SET EXERCISE:
Below are the records; collect from them each line containing the string "this".

━━━ TASK INPUTS

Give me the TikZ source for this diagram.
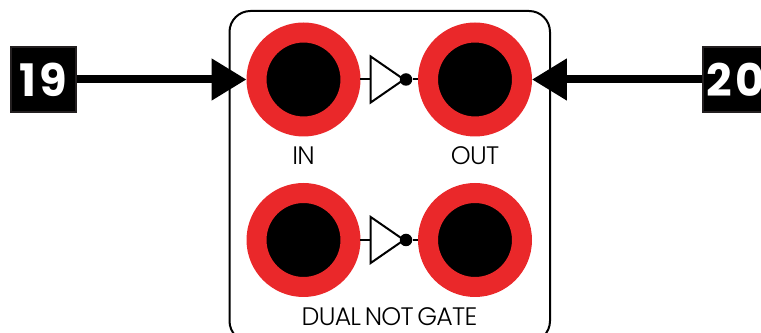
\documentclass[tikz,border=0pt]{standalone}
\usepackage{fontspec}
\usetikzlibrary{arrows.meta}
\newfontfamily\captionfont{Poppins}[UprightFont=* Light,LetterSpace=-3,WordSpace=0.6]
\newfontfamily\numfont{Poppins}[UprightFont=* Bold,LetterSpace=7]
\definecolor{jackred}{RGB}{234,40,42}
\definecolor{boxedge}{RGB}{35,31,32}

\tikzset{
	jack/.style={circle,fill=black,draw=jackred,line width=0.4cm,minimum size=1.88cm,inner sep=0pt},
	numbox/.style={fill=black,draw=boxedge,line width=0.04cm,minimum size=1.3cm,inner sep=0pt,text=white,font=\fontsize{25.5}{25.5}\numfont},
	bubble/.style={circle,fill=black,minimum size=0.25cm,inner sep=0pt},
	caption/.style={inner sep=0pt,font=\fontsize{14.4}{16}\captionfont},
	feed/.style={line width=0.16cm,-{Triangle[length=0.7cm,width=0.8cm]}},
	thinline/.style={line width=0.04cm}
}

\begin{document}
\begin{tikzpicture}[x=0.02cm,y=-0.02cm]
\useasboundingbox (0,0) rectangle (761,333);
\clip (0,0) rectangle (761,333);

% frame
\draw[line width=0.04cm,rounded corners=0.42cm] (229.5,11) rectangle (550,342);

% jacks and gates
\foreach \n/\y in {1/79.5,2/240}{
	\node[jack] (in\n) at (303.5,\y) {};
	\node[jack] (out\n) at (475,\y) {};
	\coordinate (gate\n) at (370.7,\y);
	\draw[thinline] (370.7,\y-23) -- (370.7,\y+23) -- (404,\y) -- cycle;
	\node[bubble] (bubble\n) at (406,\y) {};
	\draw[thinline] (in\n) -- (gate\n);
	\draw[thinline] (bubble\n) -- (out\n);
}

% labels
\node[caption] (inlabel) at (303.5,156) {IN};
\node[caption] (outlabel) at (475,156) {OUT};
\node[caption] (gatelabel) at (389.5,317) {DUAL NOT GATE};

% numbers
\node[numbox] (num19) at (43.5,79.5) {19};
\node[numbox] (num20) at (735.5,79.5) {20};
\draw[feed] (num19) -- (in1);
\draw[feed] (num20) -- (out1);

\end{tikzpicture}
\end{document}
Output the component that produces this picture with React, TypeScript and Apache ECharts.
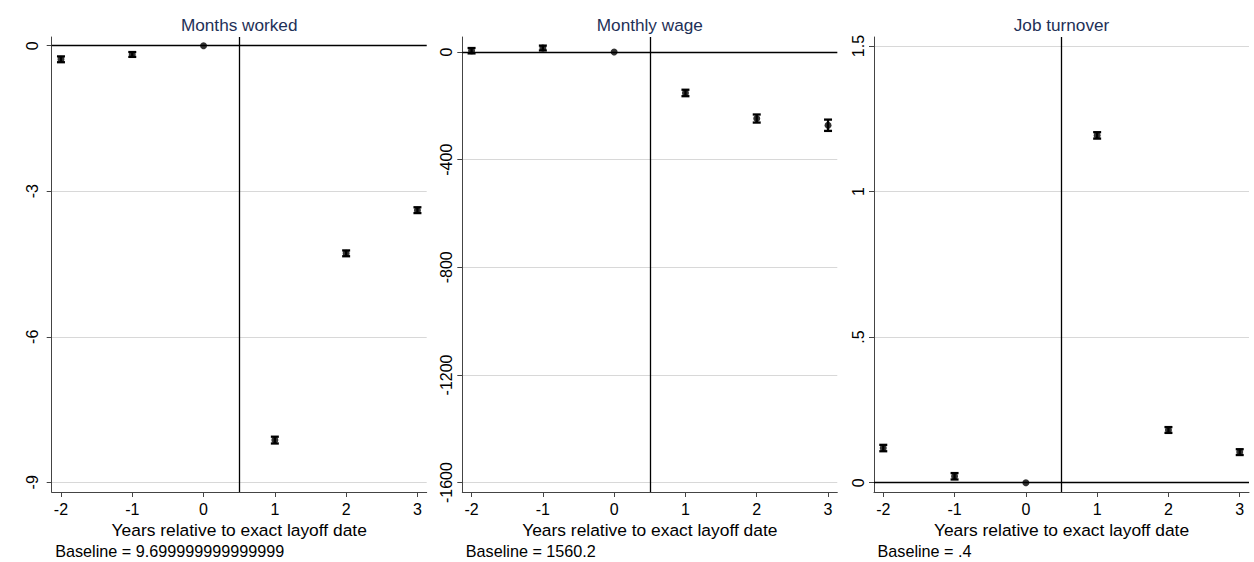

━━━━━━

TASK RESULT:
Give me the TikZ source for this diagram.
Output the component that produces this picture with React, TypeScript and Apache ECharts.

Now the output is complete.